Too modest to call himself the "Fifth Beatle," a title many felt he deserved, the tall, elegant Londoner produced some of the most popular and influential albums of modern times -- "Sgt. Pepper's Lonely Hearts Club Band," "Revolver," "Rubber Soul," "Abbey Road" -- elevating rock LPs from ways to cash in on hit singles to art forms, "concepts." He won six Grammys and was inducted into the Rock and Roll Hall of Fame, in 1999. Three years earlier, he was knighted.

Martin both witnessed and enabled the extraordinary changes of the Beatles and of the 1960s. From a raw first album in 1962 that took just a day to make, to the months-long production of "Sgt. Pepper," the Beatles advanced by quantum steps as songwriters and sonic explorers.
 

 

They not only composed dozens of classics, from "She Loves You" to "Hey Jude," but turned the studio into a wonderland of tape loops, multi-tracking, unpredictable tempos, unfathomable segues and kaleidoscopic montages. Never again would rock music be defined by two-minute love songs or guitar-bass-drums arrangements. Lyrically and musically, anything became possible.

"Once we got beyond the bubblegum stage, the early recordings, and they wanted to do something more adventurous, they were saying, `What can you give us?"' Martin told The Associated Press in 2002. "And I said, `I can give you anything you like."'

Besides the Beatles, Martin worked with Jeff Beck, Elton John, Celine Dion and on several solo albums by Paul McCartney. In the 1960s, Martin produced hits by Cilla Black, Gerry and the Pacemakers, and Billy J. Kramer and the Dakotas and for 37 straight weeks in 1963 a Martin recording topped the British charts.
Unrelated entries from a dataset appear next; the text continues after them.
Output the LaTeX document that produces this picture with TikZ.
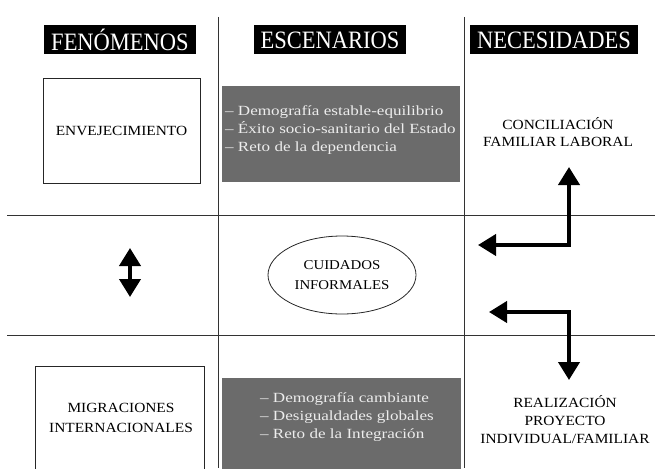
\documentclass[tikz,border=0pt]{standalone}
\usepackage{fontspec}
\setmainfont{Liberation Serif}
\newfontfamily\capsf{Liberation Serif}[FakeStretch=1.1]
\newfontfamily\listf{Liberation Serif}[FakeStretch=1.22]
\newfontfamily\headf{Liberation Serif}[FakeStretch=0.9]
\usetikzlibrary{arrows.meta,shapes.geometric}
\begin{document}
\begin{tikzpicture}[x=1pt,y=-1pt,
  grid/.style={draw=black!80,line width=0.9pt},
  head/.style={fill=black,text=white,font=\headf\fontsize{25}{25}\selectfont,inner xsep=7pt,inner ysep=2pt,minimum height=29pt},
  capstext/.style={font=\capsf\fontsize{14}{18}\selectfont,align=center},
  listtext/.style={font=\listf\fontsize{14}{18}\selectfont,align=left,text=white!93!black,inner sep=0pt},
  graybox/.style={fill=black!58,draw=none,inner sep=0pt},
  framebox/.style={draw=black!85,line width=0.8pt},
  bigarrow/.style={line width=4pt,{Triangle[length=18pt,width=21pt]}-{Triangle[length=18pt,width=21pt]}}
]
\useasboundingbox (0,0) rectangle (655,468);

% header labels
\node[head] (hF) at (120,40) {FENÓMENOS};
\node[head] (hE) at (330,40) {ESCENARIOS};
\node[head] (hN) at (554,40) {NECESIDADES};

% gray scenario boxes
\node[graybox,minimum width=238pt,minimum height=96pt] (g1) at (341,134) {};
\node[graybox,minimum width=239pt,minimum height=92pt] (g2) at (341.5,424) {};

% grid lines
\coordinate (v1t) at (218,17); \coordinate (v1b) at (218,468);
\coordinate (v2t) at (464,17); \coordinate (v2b) at (464,468);
\coordinate (h1l) at (7,215);  \coordinate (h1r) at (655,215);
\coordinate (h2l) at (7,335);  \coordinate (h2r) at (655,335);
\draw[grid] (v1t) -- (v1b);
\draw[grid] (v2t) -- (v2b);
\draw[grid] (h1l) -- (h1r);
\draw[grid] (h2l) -- (h2r);

% phenomena
\node[framebox,capstext,minimum width=157pt,minimum height=105pt] (env) at (121.5,130.5) {ENVEJECIMIENTO};
\coordinate (mbl) at (35,470); \coordinate (mtr) at (204,366); \coordinate (mbr) at (204,470);
\draw[framebox] (mbl) |- (mtr) -- (mbr);
\node[capstext,font=\capsf\fontsize{14}{20}\selectfont] (migr) at (121,418) {MIGRACIONES\\INTERNACIONALES};

% scenarios text
\node[listtext,anchor=west] (l1) at (225,130) {– Demografía estable-equilibrio\\– Éxito socio-sanitario del Estado\\– Reto de la dependencia};
\node[listtext,anchor=west] (l2) at (260,417) {– Demografía cambiante\\– Desigualdades globales\\– Reto de la Integración};

% central ellipse
\node[draw=black!85,line width=0.8pt,ellipse,minimum width=148pt,minimum height=78pt,capstext,font=\capsf\fontsize{13.5}{20}\selectfont] (cuid) at (342,275) {CUIDADOS\\INFORMALES};

% needs
\node[capstext,font=\capsf\fontsize{14}{17}\selectfont] (conc) at (558,132) {CONCILIACIÓN\\FAMILIAR LABORAL};
\node[capstext] (real) at (565,420) {REALIZACIÓN\\PROYECTO\\INDIVIDUAL/FAMILIAR};

% arrows
\coordinate (a1u) at (569,167); \coordinate (a1l) at (478,245);
\draw[bigarrow] (a1u) |- (a1l);
\coordinate (a2l) at (489,312); \coordinate (a2d) at (569,380);
\draw[bigarrow] (a2l) -| (a2d);
\coordinate (a3u) at (130,248); \coordinate (a3d) at (130,297);
\draw[bigarrow] (a3u) -- (a3d);
\end{tikzpicture}
\end{document}
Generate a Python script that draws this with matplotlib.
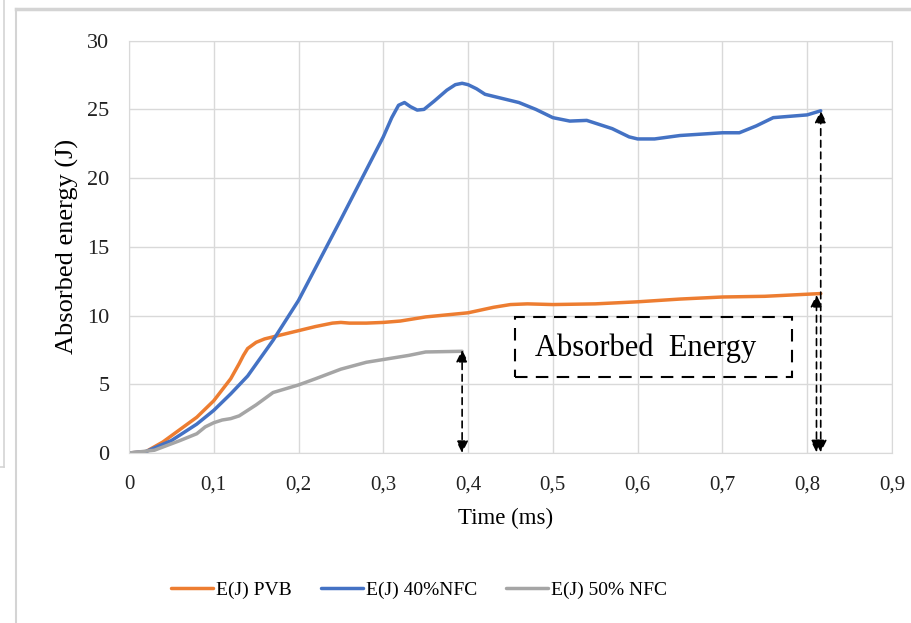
import matplotlib
matplotlib.use("Agg")
import matplotlib.pyplot as plt
from matplotlib.lines import Line2D
from matplotlib.patches import Rectangle

# values
t_pvb = [0, 0.02, 0.04, 0.06, 0.08, 0.10, 0.12, 0.13, 0.135, 0.14, 0.15, 0.16, 0.18, 0.20,
         0.22, 0.24, 0.25, 0.26, 0.28, 0.30, 0.32, 0.35, 0.40, 0.43, 0.45, 0.47, 0.50,
         0.55, 0.60, 0.65, 0.70, 0.75, 0.816]
e_pvb = [0, 0.1, 0.8, 1.7, 2.6, 3.8, 5.4, 6.5, 7.1, 7.6, 8.05, 8.3, 8.6, 8.9,
         9.2, 9.45, 9.5, 9.45, 9.45, 9.5, 9.6, 9.9, 10.2, 10.6, 10.8, 10.85, 10.8,
         10.85, 11.0, 11.2, 11.35, 11.4, 11.6]

t_40 = [0, 0.02, 0.05, 0.08, 0.10, 0.12, 0.14, 0.17, 0.20, 0.25, 0.30, 0.31, 0.318,
        0.325, 0.332, 0.34, 0.348, 0.36, 0.375, 0.385, 0.393, 0.40, 0.41, 0.42, 0.44,
        0.46, 0.48, 0.50, 0.52, 0.54, 0.57, 0.59, 0.60, 0.62, 0.65, 0.70, 0.72,
        0.74, 0.76, 0.78, 0.80, 0.816]
e_40 = [0, 0.1, 0.9, 2.1, 3.1, 4.3, 5.6, 8.2, 11.1, 17.0, 23.0, 24.4, 25.3,
        25.5, 25.2, 24.95, 25.0, 25.6, 26.4, 26.8, 26.9, 26.8, 26.5, 26.1, 25.8,
        25.5, 25.0, 24.4, 24.15, 24.2, 23.6, 23.0, 22.85, 22.85, 23.1, 23.3, 23.3,
        23.8, 24.4, 24.5, 24.6, 24.9]

t_50 = [0, 0.03, 0.06, 0.08, 0.09, 0.10, 0.11, 0.12, 0.13, 0.15, 0.17, 0.20,
        0.22, 0.25, 0.28, 0.30, 0.33, 0.35, 0.393]
e_50 = [0, 0.2, 0.9, 1.4, 1.9, 2.2, 2.4, 2.5, 2.7, 3.5, 4.4, 4.95,
        5.4, 6.1, 6.6, 6.8, 7.1, 7.35, 7.4]

x_ticks = [0, 0.1, 0.2, 0.3, 0.4, 0.5, 0.6, 0.7, 0.8, 0.9]
x_tick_labels = ["0", "0,1", "0,2", "0,3", "0,4", "0,5", "0,6", "0,7", "0,8", "0,9"]
y_ticks = [0, 5, 10, 15, 20, 25, 30]

# arrows: (x, top, bottom)
arrows = [(0.393, 7.5, 0.0), (0.811, 11.5, 0.05), (0.816, 24.9, 0.05)]

plt.rcParams["font.family"] = ["Liberation Serif", "DejaVu Serif"]

fig = plt.figure(figsize=(9.12, 6.23), dpi=100)
ax = fig.add_axes([0.1414, 0.2729, 0.8366, 0.6618])

ax.plot(t_pvb, e_pvb, color="#ED7D31", lw=2.5, label="E(J) PVB",
        solid_capstyle="round", solid_joinstyle="round")
ax.plot(t_40, e_40, color="#4472C4", lw=2.5, label="E(J) 40%NFC",
        solid_capstyle="round", solid_joinstyle="round")
ax.plot(t_50, e_50, color="#A5A5A5", lw=2.5, label="E(J) 50% NFC",
        solid_capstyle="round", solid_joinstyle="round")

ax.set_xlim(0, 0.9)
ax.set_ylim(0, 30)
ax.set_xticks(x_ticks)
ax.set_xticklabels(x_tick_labels)
ax.set_yticks(y_ticks)
ax.grid(True, color="#d9d9d9", lw=1)
ax.set_axisbelow(True)
for s in ax.spines.values():
    s.set_color("#d9d9d9")
ax.tick_params(length=0, labelsize=15, colors="#222222", pad=16)
ax.tick_params(axis="y", pad=14, labelsize=16)

ax.set_xlabel("Time (ms)", fontsize=16.5, va="center")
ax.set_ylabel("Absorbed energy (J)", fontsize=19, va="center")
ax.xaxis.set_label_coords(0.494, -0.16)
ax.yaxis.set_label_coords(-0.08, 0.5)

for x, top, bot in arrows:
    ax.annotate("", xy=(x, top), xytext=(x, bot),
                arrowprops=dict(arrowstyle="<|-|>", color="black", lw=1.2,
                                linestyle=(0, (4, 3)), mutation_scale=18,
                                shrinkA=0, shrinkB=0))

# dashed text box
box = Rectangle((515 / 912, 1 - 377 / 623), (792 - 515) / 912, 60 / 623,
                transform=fig.transFigure, fill=False, ec="black", lw=1.5,
                linestyle=(0, (6, 4)))
fig.patches.append(box)
fig.text(646 / 912, 1 - 348 / 623, "Absorbed  Energy", fontsize=22,
         ha="center", va="center")

leg = fig.legend(loc="center", bbox_to_anchor=(419 / 912, 1 - 590 / 623), ncol=3,
                 frameon=False, fontsize=14, handlelength=2.15, columnspacing=1.5,
                 handletextpad=0.15)

# outer frame lines from the screenshot
fig.add_artist(Line2D([16 / 912, 1], [1 - 9 / 623, 1 - 9 / 623], color="#d4d4d4", lw=2.5,
                      transform=fig.transFigure))
fig.add_artist(Line2D([16 / 912, 16 / 912], [0, 1 - 9 / 623], color="#d4d4d4", lw=1.5,
                      transform=fig.transFigure))
fig.add_artist(Line2D([4 / 912, 4 / 912], [1 - 467 / 623, 1], color="#d4d4d4", lw=1.2,
                      transform=fig.transFigure))
fig.add_artist(Line2D([0, 4 / 912], [1 - 467 / 623, 1 - 467 / 623], color="#d4d4d4", lw=1.2,
                      transform=fig.transFigure))

fig.savefig("out.png", dpi=100)
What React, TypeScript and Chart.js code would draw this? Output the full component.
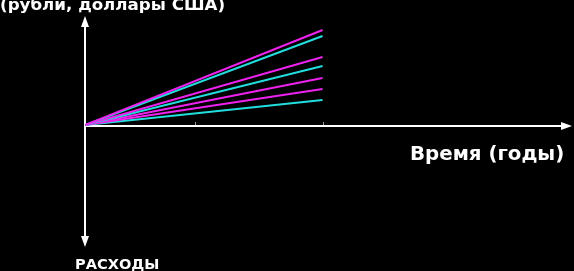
import React, { useEffect, useRef } from "react";
import { Chart, registerables } from "chart.js";

Chart.register(...registerables);

// Time (years) for each line: start and end
const years = [0, 2];
// End values of each line (start at 0)
const lineEnds = [9.5, 8.9, 6.8, 5.9, 4.7, 3.6, 2.5];
const lineColors = ["#ee22ee", "#22dddd", "#ee22ee", "#22dddd", "#ee22ee", "#ee22ee", "#22dddd"];
const xTickMarks = [0.93, 2];
const yLabel = "(рубли, доллары США)";
const xLabel = "Время (годы)";
const yNegLabel = "РАСХОДЫ";

const axesPlugin = {
  id: "arrowAxes",
  beforeDatasetsDraw(chart: any) {
    const { ctx, chartArea, scales } = chart;
    const x0 = scales.x.getPixelForValue(0);
    const y0 = scales.y.getPixelForValue(0);
    ctx.save();
    ctx.strokeStyle = "#ffffff";
    ctx.fillStyle = "#ffffff";
    ctx.lineWidth = 2;
    // x axis
    ctx.beginPath();
    ctx.moveTo(x0, y0 + 1);
    ctx.lineTo(chartArea.right - 6, y0 + 1);
    ctx.stroke();
    ctx.beginPath();
    ctx.moveTo(chartArea.right, y0 + 1);
    ctx.lineTo(chartArea.right - 11, y0 - 3);
    ctx.lineTo(chartArea.right - 11, y0 + 5);
    ctx.closePath();
    ctx.fill();
    // y axis
    ctx.beginPath();
    ctx.moveTo(x0, chartArea.top + 6);
    ctx.lineTo(x0, chartArea.bottom - 6);
    ctx.stroke();
    ctx.beginPath();
    ctx.moveTo(x0, chartArea.top);
    ctx.lineTo(x0 - 4, chartArea.top + 11);
    ctx.lineTo(x0 + 4, chartArea.top + 11);
    ctx.closePath();
    ctx.fill();
    ctx.beginPath();
    ctx.moveTo(x0, chartArea.bottom);
    ctx.lineTo(x0 - 4, chartArea.bottom - 11);
    ctx.lineTo(x0 + 4, chartArea.bottom - 11);
    ctx.closePath();
    ctx.fill();
    // small tick marks
    ctx.strokeStyle = "#999999";
    ctx.lineWidth = 1;
    xTickMarks.forEach((v) => {
      const px = Math.round(scales.x.getPixelForValue(v)) + 0.5;
      ctx.beginPath();
      ctx.moveTo(px, y0 - 3);
      ctx.lineTo(px, y0);
      ctx.stroke();
    });
    ctx.restore();
  },
};

export default function App() {
  const ref = useRef<HTMLCanvasElement | null>(null);
  useEffect(() => {
    document.body.style.margin = "0";
    document.body.style.background = "#000";
    const datasets = lineEnds.map((v, i) => ({
      data: [
        { x: years[0], y: 0 },
        { x: years[1], y: v },
      ],
      borderColor: lineColors[i],
      backgroundColor: lineColors[i],
      borderWidth: 2,
      pointRadius: 0,
      showLine: true,
      fill: false,
    }));
    const chart = new Chart(ref.current as HTMLCanvasElement, {
      type: "scatter",
      data: { datasets },
      options: {
        animation: false,
        responsive: false,
        maintainAspectRatio: false,
        layout: { padding: { left: 85, right: 2, top: 16, bottom: 24 } },
        plugins: { legend: { display: false }, tooltip: { enabled: false } },
        scales: {
          x: { type: "linear", display: false, min: 0, max: 4.1 },
          y: { type: "linear", display: false, min: -12.2, max: 10.9 },
        },
      },
      plugins: [axesPlugin],
    });
    return () => chart.destroy();
  }, []);

  const font = '"DejaVu Sans", Verdana, sans-serif';
  return (
    <div style={{ position: "fixed", left: 0, top: 0, width: 574, height: 271, background: "#000", overflow: "hidden" }}>
      <canvas ref={ref} width={574} height={271} style={{ position: "absolute", left: 0, top: 0, width: 574, height: 271 }} />
      <div style={{ position: "absolute", left: 0, top: -6, color: "#fff", fontFamily: font, fontWeight: "bold", fontSize: 16.7, lineHeight: "20px", whiteSpace: "nowrap" }}>{yLabel}</div>
      <div style={{ position: "absolute", left: 410, top: 142, color: "#fff", fontFamily: font, fontWeight: "bold", fontSize: 19.8, lineHeight: "24px", whiteSpace: "nowrap" }}>{xLabel}</div>
      <div style={{ position: "absolute", left: 75, top: 255, color: "#fff", fontFamily: font, fontWeight: "bold", fontSize: 14.6, lineHeight: "18px", whiteSpace: "nowrap" }}>{yNegLabel}</div>
    </div>
  );
}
But his legacy was defined by the Beatles, for the contributions he made, and for those he didn't.
 

 

When he first took on the Liverpool group, Martin was very much in charge, choosing "Love Me Do" as their first single and initially confining the newly-hired Ringo Starr to tambourine (a slight the drummer never quite got over). But during a time when the young were displacing the old, Martin would find his own role upstaged.

Before the Beatles, producers such as Phil Spector and Berry Gordy controlled the recording process, choosing the arrangements and musicians; picking, and sometimes writing the songs (or claiming credit for them).

The Beatles, led by the songwriting team of McCartney and John Lennon, became their own bosses, relying on Martin not for his vision, but for what he could do for theirs. They were among the first rock groups to compose their own material and, inspired by native genius, a world's tour of musical influences and all the latest stimulants, they demanded new sounds.

Martin was endlessly called on to perform the impossible, and often succeeded, splicing recordings at different speeds for "Strawberry Fields Forever" or, for "Being for the Benefit of Mr. Kite," simulating a calliope with keyboards, harmonica and a harmonium that the producer himself played with such intensity he passed out on the floor.

Martin would have several good turns on the keyboards, performing a lively music hall solo on McCartney's "Lovely Rita" and a speeded-up Baroque reverie on Lennon's "In My Life."